#### Short problem:
Retype only the lines below from the one with "Give me the" to the one with "t = 2009 + np.arange(52) / 6", inclusive, skipping every image.
**** Information provided ****
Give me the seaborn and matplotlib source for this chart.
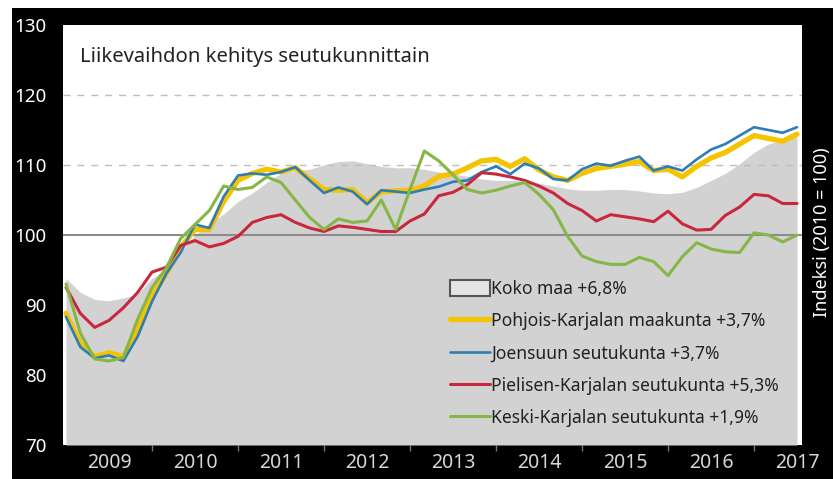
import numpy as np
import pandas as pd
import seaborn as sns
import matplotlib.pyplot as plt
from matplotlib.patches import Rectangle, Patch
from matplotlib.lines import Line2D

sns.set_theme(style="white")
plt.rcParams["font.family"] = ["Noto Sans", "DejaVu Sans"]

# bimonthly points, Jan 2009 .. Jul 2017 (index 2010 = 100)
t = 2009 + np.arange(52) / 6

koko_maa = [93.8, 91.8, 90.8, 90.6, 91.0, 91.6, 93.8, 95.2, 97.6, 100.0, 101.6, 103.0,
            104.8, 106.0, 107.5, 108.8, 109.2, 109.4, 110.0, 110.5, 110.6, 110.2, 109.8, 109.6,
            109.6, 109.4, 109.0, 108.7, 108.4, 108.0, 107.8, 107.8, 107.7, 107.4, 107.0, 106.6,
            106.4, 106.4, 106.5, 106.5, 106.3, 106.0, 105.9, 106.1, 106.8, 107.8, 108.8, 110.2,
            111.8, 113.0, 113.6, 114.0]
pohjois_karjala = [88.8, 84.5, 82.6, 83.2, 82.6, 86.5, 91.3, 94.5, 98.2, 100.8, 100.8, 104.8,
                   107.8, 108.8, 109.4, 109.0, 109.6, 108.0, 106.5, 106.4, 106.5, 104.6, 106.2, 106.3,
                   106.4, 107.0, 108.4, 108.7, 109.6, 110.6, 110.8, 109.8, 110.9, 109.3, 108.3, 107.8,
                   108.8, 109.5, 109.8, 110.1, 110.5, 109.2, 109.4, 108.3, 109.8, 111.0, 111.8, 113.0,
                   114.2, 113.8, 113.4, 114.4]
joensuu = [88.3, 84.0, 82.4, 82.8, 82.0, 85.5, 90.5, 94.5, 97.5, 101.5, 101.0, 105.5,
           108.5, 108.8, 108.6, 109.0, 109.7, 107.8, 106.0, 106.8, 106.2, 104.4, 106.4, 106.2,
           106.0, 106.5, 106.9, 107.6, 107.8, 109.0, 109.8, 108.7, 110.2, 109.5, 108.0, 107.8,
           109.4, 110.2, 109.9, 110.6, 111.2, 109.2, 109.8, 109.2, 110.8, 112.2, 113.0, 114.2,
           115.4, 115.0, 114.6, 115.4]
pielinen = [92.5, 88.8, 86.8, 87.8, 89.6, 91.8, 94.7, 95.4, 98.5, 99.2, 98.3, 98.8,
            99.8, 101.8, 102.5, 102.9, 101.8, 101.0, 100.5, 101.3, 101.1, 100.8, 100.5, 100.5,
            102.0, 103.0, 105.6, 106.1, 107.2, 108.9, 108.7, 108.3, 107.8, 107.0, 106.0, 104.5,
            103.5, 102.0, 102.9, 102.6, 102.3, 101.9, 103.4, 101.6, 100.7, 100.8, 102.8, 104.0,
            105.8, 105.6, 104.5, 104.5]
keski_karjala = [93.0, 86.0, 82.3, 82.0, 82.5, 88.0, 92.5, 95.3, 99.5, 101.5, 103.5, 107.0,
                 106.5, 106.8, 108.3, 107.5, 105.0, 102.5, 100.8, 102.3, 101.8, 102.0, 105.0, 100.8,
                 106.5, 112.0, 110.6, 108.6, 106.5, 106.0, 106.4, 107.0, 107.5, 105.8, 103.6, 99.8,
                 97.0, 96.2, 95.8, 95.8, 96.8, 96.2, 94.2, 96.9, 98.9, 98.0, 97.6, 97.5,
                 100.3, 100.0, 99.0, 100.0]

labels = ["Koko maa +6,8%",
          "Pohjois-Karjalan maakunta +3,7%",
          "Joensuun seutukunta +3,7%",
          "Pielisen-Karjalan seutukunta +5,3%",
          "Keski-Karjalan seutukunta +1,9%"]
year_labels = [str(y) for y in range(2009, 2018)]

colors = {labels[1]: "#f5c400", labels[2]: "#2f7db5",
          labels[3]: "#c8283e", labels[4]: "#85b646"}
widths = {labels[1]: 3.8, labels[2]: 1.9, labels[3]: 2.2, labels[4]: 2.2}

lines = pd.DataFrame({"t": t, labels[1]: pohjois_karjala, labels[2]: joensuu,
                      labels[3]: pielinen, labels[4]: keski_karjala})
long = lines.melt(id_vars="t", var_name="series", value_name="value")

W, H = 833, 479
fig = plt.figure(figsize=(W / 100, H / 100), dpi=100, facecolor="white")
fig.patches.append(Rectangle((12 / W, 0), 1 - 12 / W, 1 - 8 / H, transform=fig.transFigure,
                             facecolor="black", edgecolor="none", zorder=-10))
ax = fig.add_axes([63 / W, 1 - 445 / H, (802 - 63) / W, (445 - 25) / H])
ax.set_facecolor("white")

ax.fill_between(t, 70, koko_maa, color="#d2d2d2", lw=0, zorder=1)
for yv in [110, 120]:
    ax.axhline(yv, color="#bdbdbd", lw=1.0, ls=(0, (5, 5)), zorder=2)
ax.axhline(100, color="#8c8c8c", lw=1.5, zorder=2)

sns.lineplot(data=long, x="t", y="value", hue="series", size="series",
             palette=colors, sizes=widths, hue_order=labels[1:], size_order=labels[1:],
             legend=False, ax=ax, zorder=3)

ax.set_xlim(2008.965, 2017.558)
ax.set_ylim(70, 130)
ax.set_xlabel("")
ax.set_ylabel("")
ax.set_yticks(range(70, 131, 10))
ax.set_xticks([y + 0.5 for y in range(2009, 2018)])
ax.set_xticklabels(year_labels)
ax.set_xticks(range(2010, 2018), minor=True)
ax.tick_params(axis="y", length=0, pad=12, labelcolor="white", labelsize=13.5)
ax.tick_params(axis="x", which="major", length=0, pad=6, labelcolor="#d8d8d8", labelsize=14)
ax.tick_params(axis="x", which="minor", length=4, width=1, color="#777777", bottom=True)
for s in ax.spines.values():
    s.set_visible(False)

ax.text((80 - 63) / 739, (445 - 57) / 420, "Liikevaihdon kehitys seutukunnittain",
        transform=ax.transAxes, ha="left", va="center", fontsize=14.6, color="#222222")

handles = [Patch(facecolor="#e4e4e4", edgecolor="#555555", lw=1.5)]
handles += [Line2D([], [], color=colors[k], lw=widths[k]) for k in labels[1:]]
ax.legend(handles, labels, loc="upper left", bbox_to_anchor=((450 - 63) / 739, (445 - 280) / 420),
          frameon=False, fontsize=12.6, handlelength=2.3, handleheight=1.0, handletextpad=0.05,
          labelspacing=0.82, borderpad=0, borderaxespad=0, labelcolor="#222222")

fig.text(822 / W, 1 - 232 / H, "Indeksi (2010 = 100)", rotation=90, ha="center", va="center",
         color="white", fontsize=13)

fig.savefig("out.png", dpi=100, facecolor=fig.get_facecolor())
****
**** Information provided ****
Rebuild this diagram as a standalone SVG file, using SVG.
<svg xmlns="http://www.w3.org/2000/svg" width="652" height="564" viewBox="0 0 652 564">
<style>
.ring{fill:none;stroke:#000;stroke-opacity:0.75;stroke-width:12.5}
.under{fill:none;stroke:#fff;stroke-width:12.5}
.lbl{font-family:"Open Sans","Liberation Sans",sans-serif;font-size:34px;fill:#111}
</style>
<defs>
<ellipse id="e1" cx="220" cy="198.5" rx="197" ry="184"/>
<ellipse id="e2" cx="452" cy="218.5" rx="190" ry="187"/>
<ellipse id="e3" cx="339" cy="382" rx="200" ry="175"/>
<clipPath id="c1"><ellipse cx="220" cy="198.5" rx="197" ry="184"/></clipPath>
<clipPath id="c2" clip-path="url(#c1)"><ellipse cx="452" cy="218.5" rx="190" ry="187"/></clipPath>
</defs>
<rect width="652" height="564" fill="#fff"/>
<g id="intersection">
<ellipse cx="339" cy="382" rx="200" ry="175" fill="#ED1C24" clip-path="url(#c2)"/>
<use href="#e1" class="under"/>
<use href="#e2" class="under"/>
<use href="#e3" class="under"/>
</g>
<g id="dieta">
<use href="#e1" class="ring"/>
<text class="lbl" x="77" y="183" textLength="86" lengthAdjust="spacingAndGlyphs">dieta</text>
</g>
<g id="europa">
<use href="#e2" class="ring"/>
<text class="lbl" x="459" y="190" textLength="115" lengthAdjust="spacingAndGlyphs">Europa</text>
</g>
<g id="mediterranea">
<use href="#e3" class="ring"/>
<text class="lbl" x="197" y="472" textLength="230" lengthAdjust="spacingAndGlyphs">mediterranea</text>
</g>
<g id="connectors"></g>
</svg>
****
**** Information provided ****
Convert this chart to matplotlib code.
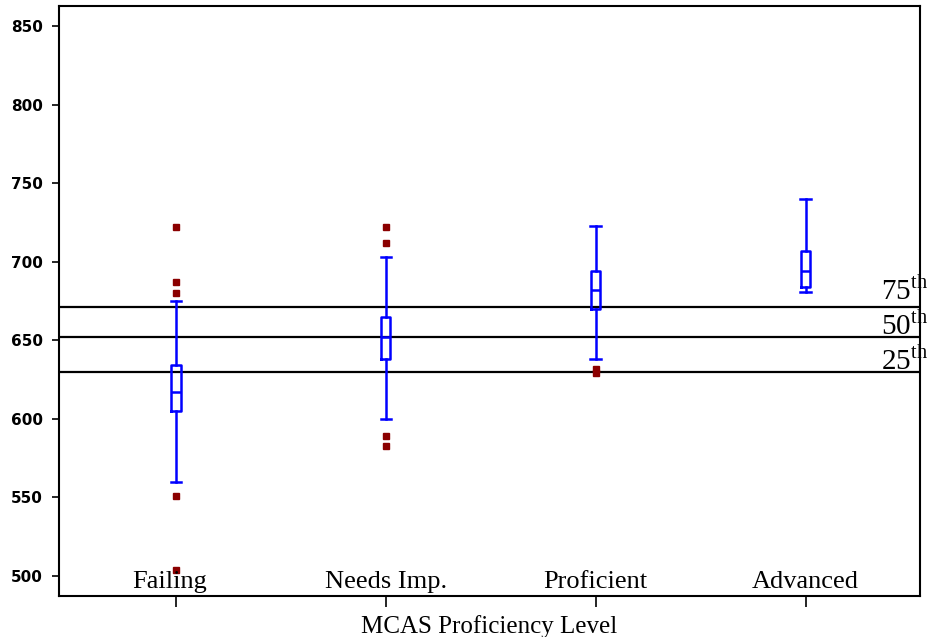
****
#### Task result:
Give me the seaborn and matplotlib source for this chart.
import numpy as np
import pandas as pd
import seaborn as sns
import matplotlib.pyplot as plt
from matplotlib.patches import Rectangle, Patch
from matplotlib.lines import Line2D

sns.set_theme(style="white")
plt.rcParams["font.family"] = ["Noto Sans", "DejaVu Sans"]

# bimonthly points, Jan 2009 .. Jul 2017 (index 2010 = 100)
t = 2009 + np.arange(52) / 6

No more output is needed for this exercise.